Given problem | For the entries below, copy exactly the line that contains "Give me the" through the line that contains "const drumstickErr = [2.2, 2.1, 2.2, 2.1, 2.1];", both ends included, and exclude all pictures.

Available data |
________________________________________

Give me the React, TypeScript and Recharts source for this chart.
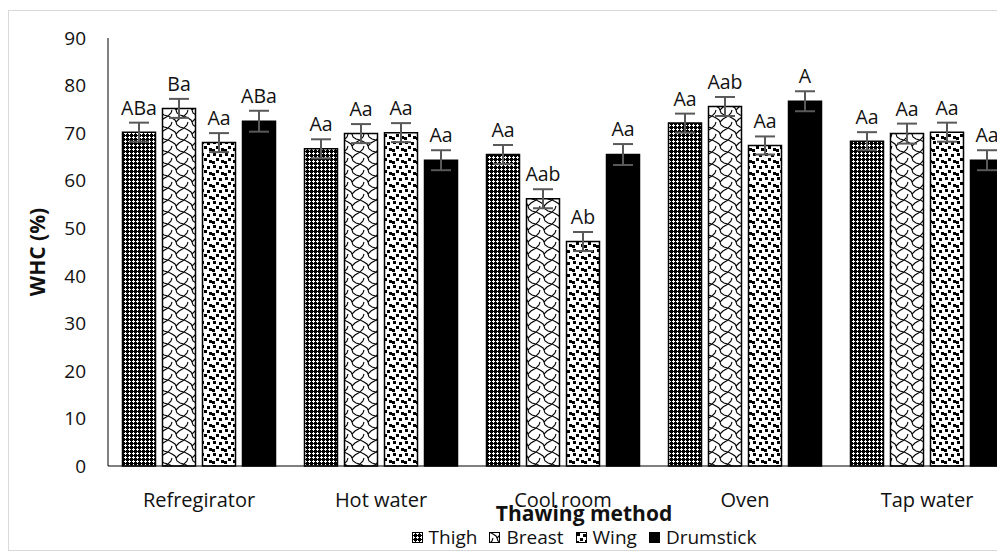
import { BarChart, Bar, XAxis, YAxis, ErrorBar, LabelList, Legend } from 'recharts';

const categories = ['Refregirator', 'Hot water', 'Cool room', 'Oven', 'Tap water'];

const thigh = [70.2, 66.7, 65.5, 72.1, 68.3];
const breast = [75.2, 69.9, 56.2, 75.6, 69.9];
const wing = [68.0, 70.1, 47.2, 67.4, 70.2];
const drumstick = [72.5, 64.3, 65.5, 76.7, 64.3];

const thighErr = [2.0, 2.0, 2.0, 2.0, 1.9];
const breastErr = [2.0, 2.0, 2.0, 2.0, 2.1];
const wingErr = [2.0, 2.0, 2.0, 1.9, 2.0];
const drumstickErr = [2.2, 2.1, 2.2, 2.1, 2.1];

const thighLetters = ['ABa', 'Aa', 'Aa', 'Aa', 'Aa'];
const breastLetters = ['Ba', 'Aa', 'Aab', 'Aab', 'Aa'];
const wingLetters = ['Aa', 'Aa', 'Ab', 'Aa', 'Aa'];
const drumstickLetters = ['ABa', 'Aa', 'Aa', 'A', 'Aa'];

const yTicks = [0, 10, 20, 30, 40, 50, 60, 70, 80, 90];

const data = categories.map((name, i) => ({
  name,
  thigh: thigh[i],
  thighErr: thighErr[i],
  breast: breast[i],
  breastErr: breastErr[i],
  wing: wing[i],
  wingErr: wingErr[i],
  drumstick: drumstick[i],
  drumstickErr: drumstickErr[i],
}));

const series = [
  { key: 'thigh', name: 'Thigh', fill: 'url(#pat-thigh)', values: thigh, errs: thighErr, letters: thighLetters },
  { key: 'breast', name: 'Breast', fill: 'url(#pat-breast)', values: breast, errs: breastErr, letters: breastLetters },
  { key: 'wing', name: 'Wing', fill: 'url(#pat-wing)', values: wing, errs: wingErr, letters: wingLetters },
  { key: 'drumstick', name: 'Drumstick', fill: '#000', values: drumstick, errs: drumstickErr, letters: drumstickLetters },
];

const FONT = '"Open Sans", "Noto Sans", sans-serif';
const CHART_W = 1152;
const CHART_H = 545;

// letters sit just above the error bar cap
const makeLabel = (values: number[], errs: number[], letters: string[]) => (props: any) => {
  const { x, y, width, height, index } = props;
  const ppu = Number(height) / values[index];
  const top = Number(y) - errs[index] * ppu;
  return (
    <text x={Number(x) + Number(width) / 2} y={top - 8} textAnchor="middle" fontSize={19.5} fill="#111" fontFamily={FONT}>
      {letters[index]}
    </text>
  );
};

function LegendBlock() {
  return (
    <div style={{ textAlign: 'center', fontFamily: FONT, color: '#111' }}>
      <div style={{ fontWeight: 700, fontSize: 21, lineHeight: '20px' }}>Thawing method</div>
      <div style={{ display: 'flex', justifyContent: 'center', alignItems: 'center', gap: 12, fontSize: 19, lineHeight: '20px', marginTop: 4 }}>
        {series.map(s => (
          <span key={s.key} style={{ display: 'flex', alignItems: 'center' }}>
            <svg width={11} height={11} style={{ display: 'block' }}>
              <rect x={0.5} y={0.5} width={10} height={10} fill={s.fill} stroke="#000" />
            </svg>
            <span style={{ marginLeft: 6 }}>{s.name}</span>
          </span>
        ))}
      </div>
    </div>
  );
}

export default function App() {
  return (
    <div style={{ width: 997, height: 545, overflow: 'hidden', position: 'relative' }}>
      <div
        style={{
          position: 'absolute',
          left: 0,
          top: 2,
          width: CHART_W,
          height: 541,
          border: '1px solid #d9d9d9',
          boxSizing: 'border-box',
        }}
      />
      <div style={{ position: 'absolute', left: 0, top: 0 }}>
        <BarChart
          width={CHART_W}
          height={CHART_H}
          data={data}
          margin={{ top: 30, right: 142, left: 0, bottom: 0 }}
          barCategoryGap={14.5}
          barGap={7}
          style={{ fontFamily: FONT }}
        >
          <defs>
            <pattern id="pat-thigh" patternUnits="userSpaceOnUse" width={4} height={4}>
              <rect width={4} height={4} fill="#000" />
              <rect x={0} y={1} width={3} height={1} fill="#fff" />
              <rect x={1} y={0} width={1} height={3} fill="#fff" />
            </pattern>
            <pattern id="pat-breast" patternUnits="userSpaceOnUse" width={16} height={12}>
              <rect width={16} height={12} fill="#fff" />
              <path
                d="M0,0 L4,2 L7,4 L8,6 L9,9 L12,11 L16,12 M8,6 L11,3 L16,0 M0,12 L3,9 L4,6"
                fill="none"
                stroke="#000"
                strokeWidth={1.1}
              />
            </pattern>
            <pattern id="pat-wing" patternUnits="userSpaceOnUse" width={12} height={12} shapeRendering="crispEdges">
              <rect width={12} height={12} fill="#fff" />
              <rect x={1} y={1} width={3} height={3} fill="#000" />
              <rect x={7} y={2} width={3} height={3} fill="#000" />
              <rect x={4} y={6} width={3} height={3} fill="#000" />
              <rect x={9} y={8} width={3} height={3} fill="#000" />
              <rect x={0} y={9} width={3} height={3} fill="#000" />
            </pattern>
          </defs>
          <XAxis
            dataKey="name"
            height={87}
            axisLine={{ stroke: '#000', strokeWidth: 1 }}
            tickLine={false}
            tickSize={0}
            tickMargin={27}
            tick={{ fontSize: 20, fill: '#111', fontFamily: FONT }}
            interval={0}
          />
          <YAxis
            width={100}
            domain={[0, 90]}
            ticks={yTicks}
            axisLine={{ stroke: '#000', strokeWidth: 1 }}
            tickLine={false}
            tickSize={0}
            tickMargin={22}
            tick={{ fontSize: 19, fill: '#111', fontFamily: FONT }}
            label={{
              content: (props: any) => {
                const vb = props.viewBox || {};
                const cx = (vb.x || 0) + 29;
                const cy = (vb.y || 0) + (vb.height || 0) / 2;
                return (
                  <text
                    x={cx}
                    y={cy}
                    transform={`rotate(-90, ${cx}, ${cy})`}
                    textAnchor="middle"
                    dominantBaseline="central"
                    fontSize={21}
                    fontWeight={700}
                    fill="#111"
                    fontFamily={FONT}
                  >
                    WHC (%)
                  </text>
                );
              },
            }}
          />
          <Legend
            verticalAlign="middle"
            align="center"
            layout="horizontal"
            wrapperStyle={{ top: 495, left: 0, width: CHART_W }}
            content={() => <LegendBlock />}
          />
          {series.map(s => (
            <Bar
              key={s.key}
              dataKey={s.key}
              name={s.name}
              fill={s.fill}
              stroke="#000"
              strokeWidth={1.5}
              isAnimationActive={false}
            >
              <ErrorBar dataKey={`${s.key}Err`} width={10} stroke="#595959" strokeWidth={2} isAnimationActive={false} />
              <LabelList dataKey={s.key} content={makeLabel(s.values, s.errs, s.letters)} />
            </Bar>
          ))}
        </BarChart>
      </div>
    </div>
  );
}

________________________________________

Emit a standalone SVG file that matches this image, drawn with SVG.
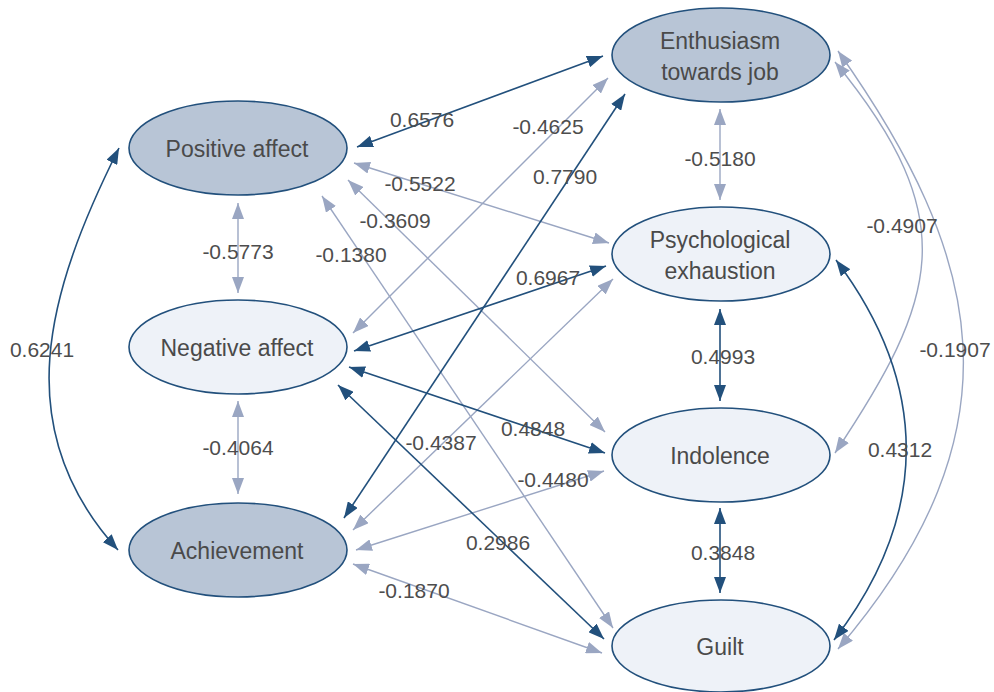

________________________________________

Written solution |
Give me the React, TypeScript and Recharts source for this chart.
import { BarChart, Bar, XAxis, YAxis, ErrorBar, LabelList, Legend } from 'recharts';

const categories = ['Refregirator', 'Hot water', 'Cool room', 'Oven', 'Tap water'];

const thigh = [70.2, 66.7, 65.5, 72.1, 68.3];
const breast = [75.2, 69.9, 56.2, 75.6, 69.9];
const wing = [68.0, 70.1, 47.2, 67.4, 70.2];
const drumstick = [72.5, 64.3, 65.5, 76.7, 64.3];

const thighErr = [2.0, 2.0, 2.0, 2.0, 1.9];
const breastErr = [2.0, 2.0, 2.0, 2.0, 2.1];
const wingErr = [2.0, 2.0, 2.0, 1.9, 2.0];
const drumstickErr = [2.2, 2.1, 2.2, 2.1, 2.1];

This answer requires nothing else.